* Given request: Pictures aside, quote the whole listing exactly.

* Dataset content:
↓↓↓

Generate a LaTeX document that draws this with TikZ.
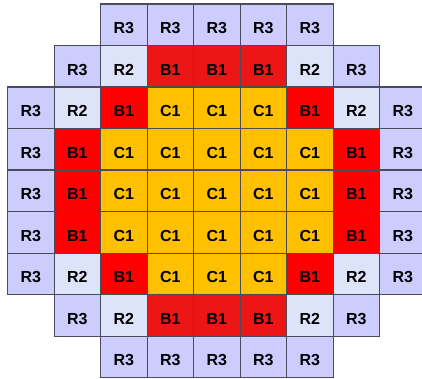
\documentclass[tikz,border=0pt]{standalone}
\usepackage{fontspec}
\setmainfont{Liberation Sans}
\definecolor{colR3}{RGB}{204,204,255}
\definecolor{colR2}{RGB}{221,227,248}
\definecolor{colB1}{RGB}{255,0,0}
\definecolor{colBd}{RGB}{237,22,22}
\definecolor{colC1}{RGB}{255,192,0}
\definecolor{edgec}{RGB}{75,75,92}
\begin{document}
\begin{tikzpicture}[x=1pt,y=-1pt,
  cell/.style={draw=edgec, line width=1.3pt, minimum width=46.5pt, minimum height=41.5pt,
    inner sep=0pt, anchor=north west, text height=17.5pt, text depth=0pt,
    font=\fontsize{16}{18}\selectfont\bfseries},
  ccR3/.style={cell, fill=colR3, node contents=R3},
  ccR2/.style={cell, fill=colR2, node contents=R2},
  ccB1/.style={cell, fill=colB1, node contents=B1},
  ccBd/.style={cell, fill=colBd, node contents=B1},
  ccC1/.style={cell, fill=colC1, node contents=C1}]
\useasboundingbox (0,0) rectangle (422,379);
\clip (0,0) rectangle (422,379);
\foreach \r/\s/\lst in {
  0/2/{R3,R3,R3,R3,R3},
  1/1/{R3,R2,Bd,Bd,Bd,R2,R3},
  2/0/{R3,R2,B1,C1,C1,C1,B1,R2,R3},
  3/0/{R3,B1,C1,C1,C1,C1,C1,B1,R3},
  4/0/{R3,B1,C1,C1,C1,C1,C1,B1,R3},
  5/0/{R3,B1,C1,C1,C1,C1,C1,B1,R3},
  6/0/{R3,R2,B1,C1,C1,C1,B1,R2,R3},
  7/1/{R3,R2,Bd,Bd,Bd,R2,R3},
  8/2/{R3,R3,R3,R3,R3}}{
  \foreach \k [count=\i from 0] in \lst {
    \pgfmathtruncatemacro{\c}{\s+\i}
    \node (n\r-\c) at ({7+46.5*\c},{3.5+41.5*\r}) [cc\k];
  }
}
\end{tikzpicture}
\end{document}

↑↑↑

* Complete answer:
Generate a LaTeX document that draws this with TikZ.
\documentclass[tikz,border=0pt]{standalone}
\usepackage{fontspec}
\setmainfont{Liberation Sans}
\definecolor{colR3}{RGB}{204,204,255}
\definecolor{colR2}{RGB}{221,227,248}
\definecolor{colB1}{RGB}{255,0,0}
\definecolor{colBd}{RGB}{237,22,22}
\definecolor{colC1}{RGB}{255,192,0}
\definecolor{edgec}{RGB}{75,75,92}
\begin{document}
\begin{tikzpicture}[x=1pt,y=-1pt,
  cell/.style={draw=edgec, line width=1.3pt, minimum width=46.5pt, minimum height=41.5pt,
    inner sep=0pt, anchor=north west, text height=17.5pt, text depth=0pt,
    font=\fontsize{16}{18}\selectfont\bfseries},
  ccR3/.style={cell, fill=colR3, node contents=R3},
  ccR2/.style={cell, fill=colR2, node contents=R2},
  ccB1/.style={cell, fill=colB1, node contents=B1},
  ccBd/.style={cell, fill=colBd, node contents=B1},
  ccC1/.style={cell, fill=colC1, node contents=C1}]
\useasboundingbox (0,0) rectangle (422,379);
\clip (0,0) rectangle (422,379);
\foreach \r/\s/\lst in {
  0/2/{R3,R3,R3,R3,R3},
  1/1/{R3,R2,Bd,Bd,Bd,R2,R3},
  2/0/{R3,R2,B1,C1,C1,C1,B1,R2,R3},
  3/0/{R3,B1,C1,C1,C1,C1,C1,B1,R3},
  4/0/{R3,B1,C1,C1,C1,C1,C1,B1,R3},
  5/0/{R3,B1,C1,C1,C1,C1,C1,B1,R3},
  6/0/{R3,R2,B1,C1,C1,C1,B1,R2,R3},
  7/1/{R3,R2,Bd,Bd,Bd,R2,R3},
  8/2/{R3,R3,R3,R3,R3}}{
  \foreach \k [count=\i from 0] in \lst {
    \pgfmathtruncatemacro{\c}{\s+\i}
    \node (n\r-\c) at ({7+46.5*\c},{3.5+41.5*\r}) [cc\k];
  }
}
\end{tikzpicture}
\end{document}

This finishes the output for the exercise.